— START OF Given information —

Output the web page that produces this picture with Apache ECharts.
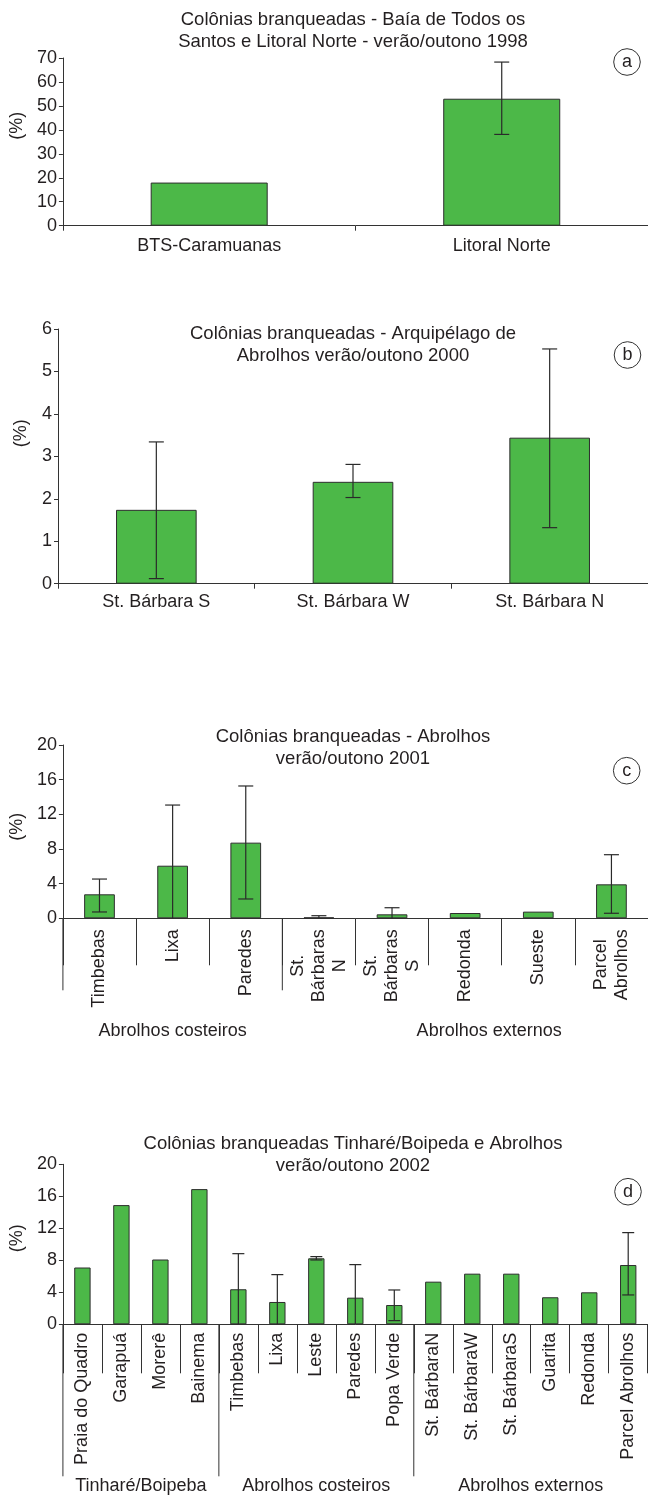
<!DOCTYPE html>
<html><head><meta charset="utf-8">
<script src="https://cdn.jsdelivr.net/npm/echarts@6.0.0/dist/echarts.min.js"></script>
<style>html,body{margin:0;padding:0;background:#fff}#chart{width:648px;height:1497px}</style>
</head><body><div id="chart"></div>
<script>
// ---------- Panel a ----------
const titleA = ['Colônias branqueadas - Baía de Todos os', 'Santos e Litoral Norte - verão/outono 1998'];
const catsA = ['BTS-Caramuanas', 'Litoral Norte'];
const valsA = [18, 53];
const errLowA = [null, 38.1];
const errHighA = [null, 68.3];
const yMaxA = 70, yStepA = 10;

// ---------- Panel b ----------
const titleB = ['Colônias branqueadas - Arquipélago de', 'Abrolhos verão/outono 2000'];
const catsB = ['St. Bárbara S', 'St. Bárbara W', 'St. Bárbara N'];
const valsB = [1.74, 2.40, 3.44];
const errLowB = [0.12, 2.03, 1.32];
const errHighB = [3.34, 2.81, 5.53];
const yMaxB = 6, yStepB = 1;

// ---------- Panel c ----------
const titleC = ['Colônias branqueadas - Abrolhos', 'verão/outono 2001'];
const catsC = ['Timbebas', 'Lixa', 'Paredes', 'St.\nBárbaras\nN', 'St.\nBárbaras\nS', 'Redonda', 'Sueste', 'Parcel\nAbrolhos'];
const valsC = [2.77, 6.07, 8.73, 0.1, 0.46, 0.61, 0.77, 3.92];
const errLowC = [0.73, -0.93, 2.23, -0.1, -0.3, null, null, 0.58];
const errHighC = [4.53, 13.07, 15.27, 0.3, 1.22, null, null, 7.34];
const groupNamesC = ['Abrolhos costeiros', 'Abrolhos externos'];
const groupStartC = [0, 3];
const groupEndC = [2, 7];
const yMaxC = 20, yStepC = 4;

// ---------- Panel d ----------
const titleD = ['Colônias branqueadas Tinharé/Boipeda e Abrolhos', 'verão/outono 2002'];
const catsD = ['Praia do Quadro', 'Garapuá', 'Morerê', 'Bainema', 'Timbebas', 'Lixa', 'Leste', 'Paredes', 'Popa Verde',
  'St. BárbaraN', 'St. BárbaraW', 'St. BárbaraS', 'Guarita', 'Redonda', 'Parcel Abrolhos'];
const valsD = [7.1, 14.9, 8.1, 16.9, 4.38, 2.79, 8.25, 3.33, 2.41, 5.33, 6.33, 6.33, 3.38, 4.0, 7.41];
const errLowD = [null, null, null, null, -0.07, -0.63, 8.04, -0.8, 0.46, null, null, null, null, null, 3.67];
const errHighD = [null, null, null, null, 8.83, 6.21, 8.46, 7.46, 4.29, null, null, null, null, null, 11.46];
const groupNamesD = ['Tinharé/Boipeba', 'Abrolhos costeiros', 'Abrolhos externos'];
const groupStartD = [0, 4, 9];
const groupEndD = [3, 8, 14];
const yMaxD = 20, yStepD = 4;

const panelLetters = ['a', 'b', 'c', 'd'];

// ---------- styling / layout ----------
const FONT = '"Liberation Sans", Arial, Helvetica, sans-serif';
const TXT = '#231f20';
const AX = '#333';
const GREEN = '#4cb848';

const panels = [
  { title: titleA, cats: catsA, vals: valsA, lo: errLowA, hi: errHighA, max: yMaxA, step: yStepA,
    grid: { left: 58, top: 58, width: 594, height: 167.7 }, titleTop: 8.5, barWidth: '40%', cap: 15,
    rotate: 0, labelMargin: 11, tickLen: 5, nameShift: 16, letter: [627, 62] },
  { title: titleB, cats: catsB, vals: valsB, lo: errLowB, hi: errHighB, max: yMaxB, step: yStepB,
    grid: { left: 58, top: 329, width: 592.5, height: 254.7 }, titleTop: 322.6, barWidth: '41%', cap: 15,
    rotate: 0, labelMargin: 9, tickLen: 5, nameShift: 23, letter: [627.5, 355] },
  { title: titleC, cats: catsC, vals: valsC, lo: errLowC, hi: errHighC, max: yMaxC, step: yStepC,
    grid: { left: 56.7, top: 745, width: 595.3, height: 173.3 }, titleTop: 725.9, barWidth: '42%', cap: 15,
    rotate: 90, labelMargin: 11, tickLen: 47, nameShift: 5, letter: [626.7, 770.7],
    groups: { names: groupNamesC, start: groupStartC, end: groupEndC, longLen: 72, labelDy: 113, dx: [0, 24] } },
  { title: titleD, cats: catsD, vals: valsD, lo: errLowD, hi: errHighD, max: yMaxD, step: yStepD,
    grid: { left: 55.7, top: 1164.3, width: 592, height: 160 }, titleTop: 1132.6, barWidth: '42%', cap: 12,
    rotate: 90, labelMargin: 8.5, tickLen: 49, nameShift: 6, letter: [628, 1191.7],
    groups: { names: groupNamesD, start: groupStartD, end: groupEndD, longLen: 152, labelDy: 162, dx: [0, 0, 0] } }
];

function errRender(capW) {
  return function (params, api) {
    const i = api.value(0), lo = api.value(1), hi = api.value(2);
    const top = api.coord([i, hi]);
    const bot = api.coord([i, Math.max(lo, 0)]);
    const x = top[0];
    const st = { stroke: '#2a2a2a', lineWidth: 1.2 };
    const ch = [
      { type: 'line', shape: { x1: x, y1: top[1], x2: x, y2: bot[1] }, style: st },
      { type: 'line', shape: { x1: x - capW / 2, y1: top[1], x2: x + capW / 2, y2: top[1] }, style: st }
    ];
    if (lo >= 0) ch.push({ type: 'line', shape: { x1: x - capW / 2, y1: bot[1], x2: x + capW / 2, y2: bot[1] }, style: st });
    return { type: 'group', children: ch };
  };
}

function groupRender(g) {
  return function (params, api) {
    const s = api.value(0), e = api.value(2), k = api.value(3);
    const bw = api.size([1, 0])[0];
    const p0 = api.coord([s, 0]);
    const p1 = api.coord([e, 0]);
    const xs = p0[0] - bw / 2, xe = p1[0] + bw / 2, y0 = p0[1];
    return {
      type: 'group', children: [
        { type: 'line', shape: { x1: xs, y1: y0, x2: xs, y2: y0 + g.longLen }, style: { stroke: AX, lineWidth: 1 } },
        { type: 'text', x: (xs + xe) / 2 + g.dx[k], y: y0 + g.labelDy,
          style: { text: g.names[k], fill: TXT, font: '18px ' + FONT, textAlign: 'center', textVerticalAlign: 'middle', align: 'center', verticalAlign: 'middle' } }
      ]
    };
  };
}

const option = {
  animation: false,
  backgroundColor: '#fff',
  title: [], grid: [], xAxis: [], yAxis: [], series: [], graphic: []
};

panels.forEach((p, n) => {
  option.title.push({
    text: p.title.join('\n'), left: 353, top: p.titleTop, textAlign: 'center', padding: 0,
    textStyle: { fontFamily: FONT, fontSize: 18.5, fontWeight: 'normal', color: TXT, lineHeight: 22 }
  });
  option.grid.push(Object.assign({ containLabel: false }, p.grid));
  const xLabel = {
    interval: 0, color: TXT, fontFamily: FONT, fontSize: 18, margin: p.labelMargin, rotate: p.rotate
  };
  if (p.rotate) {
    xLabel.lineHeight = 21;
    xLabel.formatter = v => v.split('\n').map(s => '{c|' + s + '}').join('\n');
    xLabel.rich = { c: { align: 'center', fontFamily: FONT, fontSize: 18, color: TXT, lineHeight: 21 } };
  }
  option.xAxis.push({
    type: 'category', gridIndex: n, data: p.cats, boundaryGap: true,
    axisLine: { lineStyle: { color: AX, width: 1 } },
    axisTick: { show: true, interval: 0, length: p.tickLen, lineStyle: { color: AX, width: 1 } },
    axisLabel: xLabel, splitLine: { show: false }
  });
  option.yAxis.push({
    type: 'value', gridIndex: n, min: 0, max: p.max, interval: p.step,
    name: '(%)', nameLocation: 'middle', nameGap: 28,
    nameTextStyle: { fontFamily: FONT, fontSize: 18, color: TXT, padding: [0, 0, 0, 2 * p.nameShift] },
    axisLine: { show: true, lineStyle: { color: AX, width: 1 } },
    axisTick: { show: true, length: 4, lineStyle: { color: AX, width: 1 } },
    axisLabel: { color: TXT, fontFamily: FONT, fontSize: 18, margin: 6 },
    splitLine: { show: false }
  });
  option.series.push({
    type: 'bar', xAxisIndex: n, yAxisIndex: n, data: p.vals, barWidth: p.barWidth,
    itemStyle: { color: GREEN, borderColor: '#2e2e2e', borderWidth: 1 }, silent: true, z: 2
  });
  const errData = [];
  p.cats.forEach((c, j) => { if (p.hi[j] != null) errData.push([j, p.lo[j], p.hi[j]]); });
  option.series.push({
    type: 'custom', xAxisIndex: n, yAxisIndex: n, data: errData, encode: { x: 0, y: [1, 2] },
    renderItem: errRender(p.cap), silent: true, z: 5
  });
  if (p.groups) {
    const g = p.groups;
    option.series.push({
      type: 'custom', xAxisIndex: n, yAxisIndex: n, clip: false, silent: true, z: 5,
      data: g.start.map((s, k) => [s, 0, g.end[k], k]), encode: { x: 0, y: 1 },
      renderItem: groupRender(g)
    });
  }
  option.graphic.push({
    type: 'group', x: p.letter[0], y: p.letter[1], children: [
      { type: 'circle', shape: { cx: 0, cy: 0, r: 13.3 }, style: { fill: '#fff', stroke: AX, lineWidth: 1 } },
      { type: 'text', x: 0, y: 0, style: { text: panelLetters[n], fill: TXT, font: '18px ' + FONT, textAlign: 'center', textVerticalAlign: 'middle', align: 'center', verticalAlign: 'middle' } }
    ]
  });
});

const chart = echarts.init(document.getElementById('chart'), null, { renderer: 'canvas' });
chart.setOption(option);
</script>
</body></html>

— END OF Given information —

= What the task asks =
Go from the first line of the listing to the line holding "const yMaxA = 70, yStepA = 10;" and, please, transcribe those lines exactly, both included, with no pictures.

= Exercise solution =
Output the web page that produces this picture with Apache ECharts.
<!DOCTYPE html>
<html><head><meta charset="utf-8">
<script src="https://cdn.jsdelivr.net/npm/echarts@6.0.0/dist/echarts.min.js"></script>
<style>html,body{margin:0;padding:0;background:#fff}#chart{width:648px;height:1497px}</style>
</head><body><div id="chart"></div>
<script>
// ---------- Panel a ----------
const titleA = ['Colônias branqueadas - Baía de Todos os', 'Santos e Litoral Norte - verão/outono 1998'];
const catsA = ['BTS-Caramuanas', 'Litoral Norte'];
const valsA = [18, 53];
const errLowA = [null, 38.1];
const errHighA = [null, 68.3];
const yMaxA = 70, yStepA = 10;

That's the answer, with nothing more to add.